John Ashworth MP, Shadow Secretary of State for Work and Pensions: “For what reason the Government has not planned to commission additional data collection to enable an evaluation of the Child Trust Fund scheme?” 

Andrew Griffith MP, Economic Secretary HM Treasury: “The scheme has been closed to new entrants for over 12 years. In this time HMRC has been focusing resources on evaluating and improving existing schemes. We will continue to keep the need to evaluate old schemes under review.” 

Parliamentary Q&A, March/April 2023

Imagine you're a farmer, and in the autumn you plant your crop to be ready for harvesting the following summer. And let's say that, during the year, you have to give way to someone else to run your farm: but of course your crop remains still growing as planned.

The new owners, however, regard the crop you planted as an ‘old scheme’ — they’re content just to let the harvest go to waste.

Now look at the parliamentary question and answer in the quote above in respect of Child Trust Funds. Its ‘crop’ is ready for harvesting: but over 900,000 young adults with accounts worth over £1.7 billion in total are unaware of their good fortune — it's lost money, so far as they’re aware.

Those unclaimed accounts belong predominantly to low-income young adults from disadvantaged backgrounds. If you're familiar with the BBC’s ‘Children in Need’ appeal which raised over £35 million ‘on the night’, it would take half a century — 50 years — of those appeals to raise the same amount as is currently being denied to these young adults: money which is sitting in accounts in their own individual names.

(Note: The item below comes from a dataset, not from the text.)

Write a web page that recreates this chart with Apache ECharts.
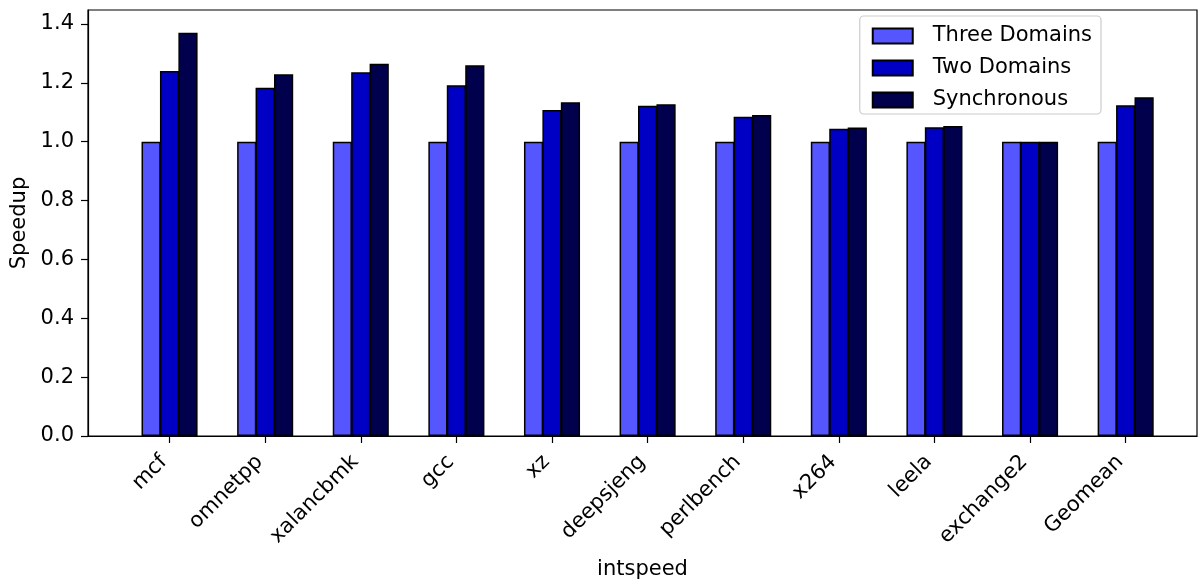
<!DOCTYPE html>
<html>
<head>
<meta charset="utf-8">
<script src="https://cdn.jsdelivr.net/npm/echarts@6/dist/echarts.min.js"></script>
<style>
html,body{margin:0;padding:0;background:#fff;}
#chart{width:1198px;height:580px;}
</style>
</head>
<body>
<div id="chart"></div>
<script>
const categories = ['mcf','omnetpp','xalancbmk','gcc','xz','deepsjeng','perlbench','x264','leela','exchange2','Geomean'];
const threeDomains = [1.0,1.0,1.0,1.0,1.0,1.0,1.0,1.0,1.0,1.0,1.0];
const twoDomains = [1.240,1.183,1.236,1.192,1.108,1.122,1.085,1.044,1.049,1.0,1.124];
const synchronous = [1.370,1.229,1.265,1.260,1.134,1.127,1.091,1.048,1.053,1.0,1.151];
const yTicks = [0,0.2,0.4,0.6,0.8,1.0,1.2,1.4];
const seriesNames = ['Three Domains','Two Domains','Synchronous'];

const font = 'DejaVu Sans';
const fs = 21;
const catIdx = categories.map((c,i)=>i);
function toData(arr){ return arr.map((v,i)=>[i,v]); }
const colors = ['#5656ff','#0000c4','#00004c'];
const values = [threeDomains, twoDomains, synchronous];

const chart = echarts.init(document.getElementById('chart'), null, {renderer:'canvas'});
chart.setOption({
  animation:false,
  backgroundColor:'#fff',
  grid:{left:88,right:1,top:10,bottom:144,show:true,borderColor:'#000',borderWidth:1.2,containLabel:false,outerBoundsMode:'none'},
  legend:{
    orient:'vertical', right:97, top:16,
    itemWidth:40, itemHeight:15, itemGap:10,
    padding:[9,9,3,12],
    backgroundColor:'rgba(255,255,255,0.85)',
    borderColor:'#cccccc', borderWidth:1.2, borderRadius:4,
    icon:'rect',
    textStyle:{fontFamily:font,fontSize:fs,color:'#000',padding:[0,0,0,15],lineHeight:22},
    data:seriesNames
  },
  xAxis:{
    type:'value', min:-0.853, max:10.746,
    name:'intspeed', nameLocation:'middle', nameGap:123,
    nameTextStyle:{fontFamily:font,fontSize:fs,color:'#000'},
    axisLine:{show:true,onZero:false,lineStyle:{color:'#000',width:1.2}},
    axisTick:{show:true,length:7,lineStyle:{color:'#000',width:1.2},customValues:catIdx},
    axisLabel:{fontFamily:font,fontSize:fs,color:'#000',rotate:45,margin:17,padding:[0,8,0,0],customValues:catIdx,
      formatter:(v)=>categories[Math.round(v)]},
    splitLine:{show:false}
  },
  yAxis:{
    type:'value', min:0, max:1.4475,
    name:'Speedup', nameLocation:'middle', nameGap:57,
    nameTextStyle:{fontFamily:font,fontSize:fs,color:'#000'},
    axisLine:{show:true,onZero:false,lineStyle:{color:'#000',width:1.2}},
    axisTick:{show:true,length:7,lineStyle:{color:'#000',width:1.2},customValues:yTicks},
    axisLabel:{fontFamily:font,fontSize:fs,color:'#000',margin:14,customValues:yTicks,
      formatter:(v)=>v.toFixed(1)},
    splitLine:{show:false}
  },
  series: seriesNames.map((n,k)=>({
    name:n, type:'bar', data:toData(values[k]),
    barWidth:19.2, barGap:'-4%',
    itemStyle:{color:colors[k],borderColor:'#000',borderWidth:1.5}
  }))
});
</script>
</body>
</html>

The Government’s lacklustre approach, as shown in the quotation above, has stirred the interest of the National Audit Office and the Public Accounts Committee. Last Thursday The Share Foundation, represented by myself and Anthony Walker, Director of Operations, joined HMRC Chief Executive Jim Harra and his colleague Emily Antcliffe to provide answers to searching questions from the Public Accounts Committee: the full proceedings can be watched on YouTube or heard on our twin episodes of this week’s Financial Outlook (please see podcast library).

We know what needs to be done in order to resolve the situation — it's not too late. It's not only essential for the sake of so many young people, but we also need to prove how effective inter-generational rebalancing can be in empowering young people to achieve their potential in adult life.

Child Trust Funds are individual accounts administered by a range of account providers. Almost all young people born in the United Kingdom between September 2002 and the beginning of January 2011 were eligible to receive one of these government-funded accounts and, if their parents failed to redeem the voucher by their first birthday, HM Revenue and Customs automatically opened an account in their name with one of 14 ‘Revenue-Allocated’ account providers. Out of the 6.1 million children who received accounts over these years, over 1.7 million were ‘Revenue-Allocated’: 51% of which were established for children from low-income families (who comprise c. 17% of the UK population).

Analysis undertaken in 2018 at The Share Centre, one of the ‘Revenue-Allocated’ account providers, showed that 86% of these accounts were either ‘addressee gone away’ or had never been registered with the family concerned.

We're now at the stage when 36% of all issued Child Trust Funds (2.2 million) have become redeemable as their owners are now adult, but 42% are not claiming their money — and these principally comprise those low-income Revenue-Allocated account holders, who are also under the greatest pressure from the current pressure on their cost of living.

What's the problem?

Firstly, that the Government Gateway is not an effective search tool for these young people. The information it provides is two decades out of date, showing where the account was originally opened. However, over the years there have been many mergers and book sales of account providers, and further enquiries often result in a dead end. Also, the Government Gateway itself is hard for young adults to access.

In contrast, The Share Foundation’s search facility, https://findCTF.sharefound.org , links directly into currently-held records for 60% of all searches. So, what's needed is for HMRC to embrace this search facility as its formal partner for use by young adults, which The Share Foundation will operate without charge, either to Government or to the young people themselves.

Secondly, the Financial Conduct Authority must take a firmer line with those account providers who are sitting on large numbers of unclaimed accounts but are not yet connecting with the CTF register which enables accounts to be found so quickly. The National Audit Office estimates the total annual fee income on CTFs is c. £100 million, and there are few costs to bear if there is no valid address for the account owner. It is unacceptable to administer dormant accounts passively while most fee revenue accrues to the bottom line.

The Child Trust Fund is a world-leading programme for inter-generational rebalancing, but its harvest must not go to waste. It's a typical example of the need for more focus on the long-term within Government, as we called for on 9th May, and for service provision and communication to be maintained at a consistently high level throughout the duration of the scheme.

We hope starter capital accounts will continue to be provided on a targeted basis in the future, not just for young people in care but for all those from low-income families, fuelled by a percentage of inheritance tax receipts. But, as with that farmer’s crop in the field, these accounts must not only be planted and grown in value throughout the years of childhood and adolescence, but they must also be harvested when that time is due. They must not be allowed to waste into dormancy.